Supplied material
* * * * *
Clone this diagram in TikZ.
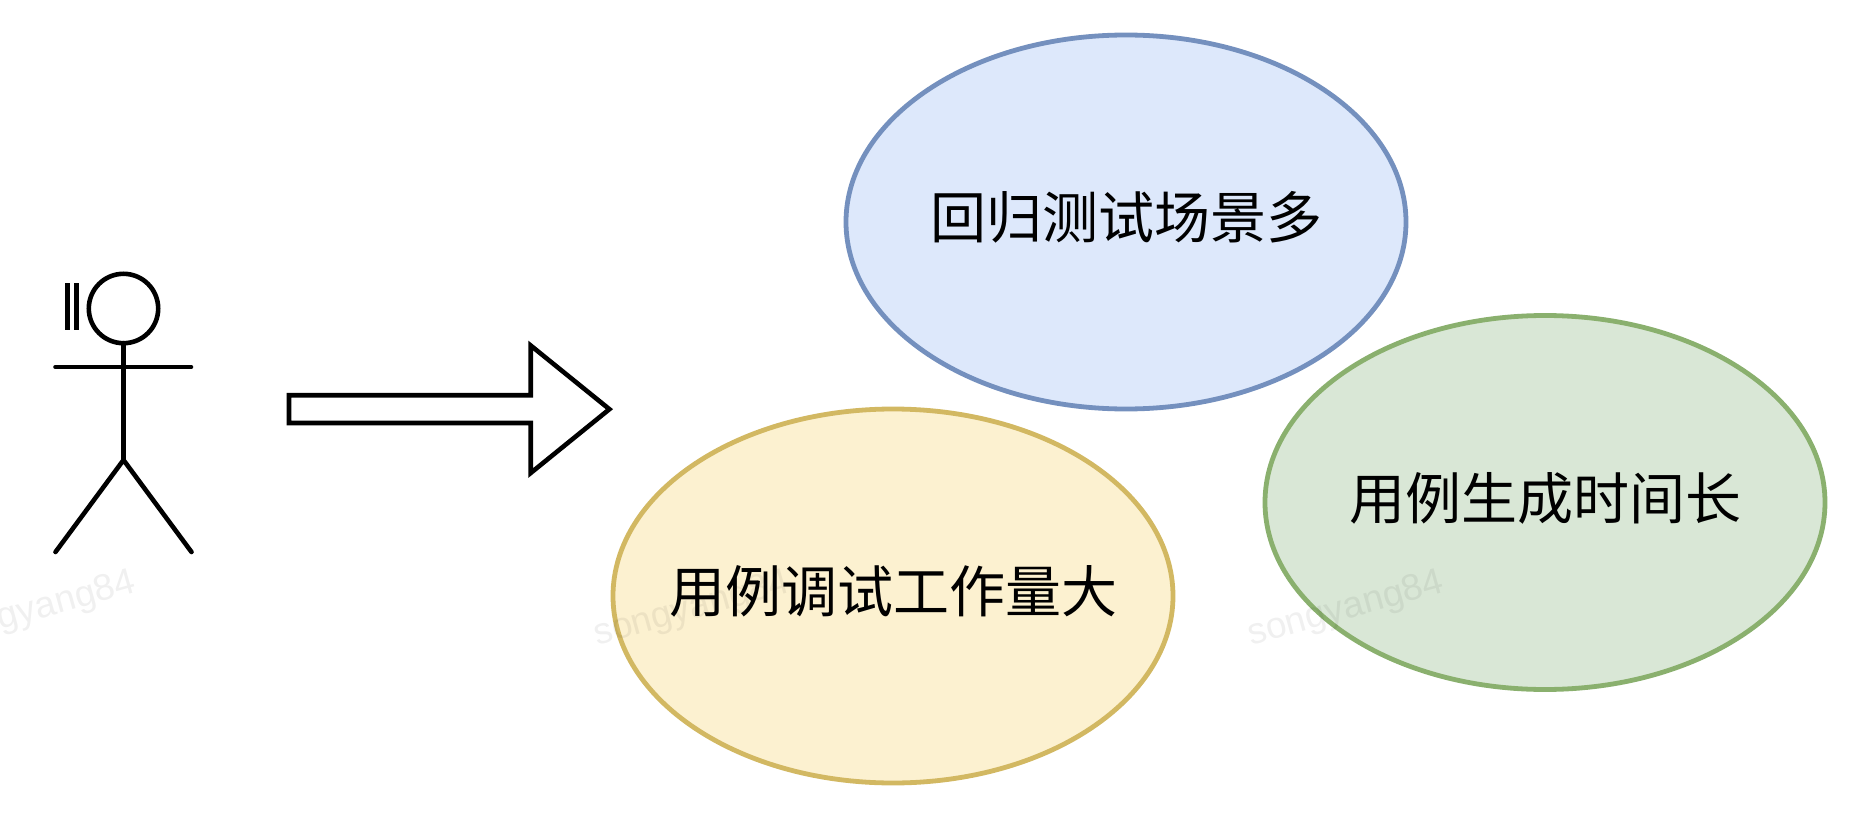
\documentclass[tikz,border=0pt]{standalone}
\usepackage{fontspec}
\newfontfamily\cjk{Noto Sans CJK SC}
\newfontfamily\markfont{Liberation Sans}
\usepackage{tikz}
\usetikzlibrary{positioning, shapes.geometric}

\definecolor{blueFill}{HTML}{DDE8FB}
\definecolor{blueLine}{HTML}{7490BE}
\definecolor{greenFill}{HTML}{D9E7D6}
\definecolor{greenLine}{HTML}{8AB06E}
\definecolor{yellowFill}{HTML}{FCF1D0}
\definecolor{yellowLine}{HTML}{D2B862}

\begin{document}
\begin{tikzpicture}[
  x=0.5pt, y=-0.5pt,
  bubble/.style = {ellipse, draw, line width=2.4pt, minimum width=280pt, minimum height=187pt, inner xsep=-30pt, inner ysep=0pt, outer sep=0pt, text height=23pt, text depth=6.5pt, font=\cjk\fontsize{28}{34}\selectfont},
  figure/.style = {line width=2.3pt, line cap=round},
  stamp/.style = {rotate=15.5, text=black, opacity=0.06, font=\markfont\fontsize{18.5}{22}\selectfont}
]
  \useasboundingbox (0,0) rectangle (1854,824);

  % Actor
  \node[circle, draw, line width=2.3pt, minimum size=34.7pt, inner sep=0pt, outer sep=0pt] (head) at (123.5,308.5) {};
  \coordinate (hip) at (123.5,460);
  \coordinate (arm_l) at (55.5,367);
  \coordinate (arm_r) at (191,367);
  \coordinate (foot_l) at (55.5,552);
  \coordinate (foot_r) at (191.5,552);
  \draw[figure] (head.south) -- (hip);
  \draw[figure] (arm_l) -- (arm_r);
  \draw[figure] (foot_l) -- (hip) -- (foot_r);

  % Bars beside the head
  \draw[line width=2.4pt] (67.5,283.3) -- (67.5,330);
  \draw[line width=2.4pt] (76.8,283.3) -- (76.8,330);

  % Big arrow
  \draw[line width=2.3pt] (289,395.2) -- (530.7,395.2) -- (530.7,345.5) -- (609.4,409.2) -- (530.7,473) -- (530.7,423) -- (289,423) -- cycle;

  % Problems
  \node[bubble, fill=blueFill, draw=blueLine] (scene) at (1126,222) {回归测试场景多\hspace{2pt}};
  \node[bubble, fill=greenFill, draw=greenLine] (gen) at (1545,502.5) {用例生成时间长\hspace{2pt}};
  \node[bubble, fill=yellowFill, draw=yellowLine] (debug) at (893,596) {用例调试工作量大\hspace{2pt}};

  % Stamps
  \node[stamp] (stamp_a) at (38,610) {songyang84};
  \node[stamp] (stamp_b) at (692,610) {songyang84};
  \node[stamp] (stamp_c) at (1346,610) {songyang84};

\end{tikzpicture}
\end{document}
* * * * *
What you are asked to do
Copy the listing in full and without alteration, omitting every picture.

Task answer
Clone this diagram in TikZ.
\documentclass[tikz,border=0pt]{standalone}
\usepackage{fontspec}
\newfontfamily\cjk{Noto Sans CJK SC}
\newfontfamily\markfont{Liberation Sans}
\usepackage{tikz}
\usetikzlibrary{positioning, shapes.geometric}

\definecolor{blueFill}{HTML}{DDE8FB}
\definecolor{blueLine}{HTML}{7490BE}
\definecolor{greenFill}{HTML}{D9E7D6}
\definecolor{greenLine}{HTML}{8AB06E}
\definecolor{yellowFill}{HTML}{FCF1D0}
\definecolor{yellowLine}{HTML}{D2B862}

\begin{document}
\begin{tikzpicture}[
  x=0.5pt, y=-0.5pt,
  bubble/.style = {ellipse, draw, line width=2.4pt, minimum width=280pt, minimum height=187pt, inner xsep=-30pt, inner ysep=0pt, outer sep=0pt, text height=23pt, text depth=6.5pt, font=\cjk\fontsize{28}{34}\selectfont},
  figure/.style = {line width=2.3pt, line cap=round},
  stamp/.style = {rotate=15.5, text=black, opacity=0.06, font=\markfont\fontsize{18.5}{22}\selectfont}
]
  \useasboundingbox (0,0) rectangle (1854,824);

  % Actor
  \node[circle, draw, line width=2.3pt, minimum size=34.7pt, inner sep=0pt, outer sep=0pt] (head) at (123.5,308.5) {};
  \coordinate (hip) at (123.5,460);
  \coordinate (arm_l) at (55.5,367);
  \coordinate (arm_r) at (191,367);
  \coordinate (foot_l) at (55.5,552);
  \coordinate (foot_r) at (191.5,552);
  \draw[figure] (head.south) -- (hip);
  \draw[figure] (arm_l) -- (arm_r);
  \draw[figure] (foot_l) -- (hip) -- (foot_r);

  % Bars beside the head
  \draw[line width=2.4pt] (67.5,283.3) -- (67.5,330);
  \draw[line width=2.4pt] (76.8,283.3) -- (76.8,330);

  % Big arrow
  \draw[line width=2.3pt] (289,395.2) -- (530.7,395.2) -- (530.7,345.5) -- (609.4,409.2) -- (530.7,473) -- (530.7,423) -- (289,423) -- cycle;

  % Problems
  \node[bubble, fill=blueFill, draw=blueLine] (scene) at (1126,222) {回归测试场景多\hspace{2pt}};
  \node[bubble, fill=greenFill, draw=greenLine] (gen) at (1545,502.5) {用例生成时间长\hspace{2pt}};
  \node[bubble, fill=yellowFill, draw=yellowLine] (debug) at (893,596) {用例调试工作量大\hspace{2pt}};

  % Stamps
  \node[stamp] (stamp_a) at (38,610) {songyang84};
  \node[stamp] (stamp_b) at (692,610) {songyang84};
  \node[stamp] (stamp_c) at (1346,610) {songyang84};

\end{tikzpicture}
\end{document}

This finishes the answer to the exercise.